* START *
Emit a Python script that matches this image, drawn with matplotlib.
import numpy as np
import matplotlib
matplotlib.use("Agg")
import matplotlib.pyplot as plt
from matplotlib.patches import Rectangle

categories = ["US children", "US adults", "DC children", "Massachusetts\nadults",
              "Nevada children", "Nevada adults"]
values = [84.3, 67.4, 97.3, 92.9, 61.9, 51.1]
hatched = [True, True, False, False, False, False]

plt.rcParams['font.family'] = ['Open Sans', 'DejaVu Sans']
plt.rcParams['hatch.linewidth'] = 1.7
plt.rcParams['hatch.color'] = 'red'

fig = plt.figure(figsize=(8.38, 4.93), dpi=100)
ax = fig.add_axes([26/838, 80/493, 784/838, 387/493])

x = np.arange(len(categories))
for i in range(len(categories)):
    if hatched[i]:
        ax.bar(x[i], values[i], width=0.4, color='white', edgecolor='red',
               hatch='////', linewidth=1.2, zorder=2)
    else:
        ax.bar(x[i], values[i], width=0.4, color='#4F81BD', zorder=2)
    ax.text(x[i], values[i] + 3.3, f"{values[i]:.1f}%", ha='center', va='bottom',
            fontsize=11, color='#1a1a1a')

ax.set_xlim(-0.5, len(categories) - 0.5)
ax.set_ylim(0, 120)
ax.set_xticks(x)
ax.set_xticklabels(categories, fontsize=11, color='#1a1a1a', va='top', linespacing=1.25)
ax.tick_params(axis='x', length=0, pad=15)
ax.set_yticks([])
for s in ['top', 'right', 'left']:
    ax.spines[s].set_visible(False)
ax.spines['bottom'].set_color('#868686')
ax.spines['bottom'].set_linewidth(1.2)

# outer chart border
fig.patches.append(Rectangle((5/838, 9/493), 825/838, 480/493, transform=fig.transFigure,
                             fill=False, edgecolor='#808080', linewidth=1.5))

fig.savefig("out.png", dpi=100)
* END *
TO BE DONE: Return only the lines from the beginning of the material up to and including the line with "ax = fig.add_axes([26/838, 80/493, 784/838, 387/493])", exactly as written.

TASK SOLUTION:
Emit a Python script that matches this image, drawn with matplotlib.
import numpy as np
import matplotlib
matplotlib.use("Agg")
import matplotlib.pyplot as plt
from matplotlib.patches import Rectangle

categories = ["US children", "US adults", "DC children", "Massachusetts\nadults",
              "Nevada children", "Nevada adults"]
values = [84.3, 67.4, 97.3, 92.9, 61.9, 51.1]
hatched = [True, True, False, False, False, False]

plt.rcParams['font.family'] = ['Open Sans', 'DejaVu Sans']
plt.rcParams['hatch.linewidth'] = 1.7
plt.rcParams['hatch.color'] = 'red'

fig = plt.figure(figsize=(8.38, 4.93), dpi=100)
ax = fig.add_axes([26/838, 80/493, 784/838, 387/493])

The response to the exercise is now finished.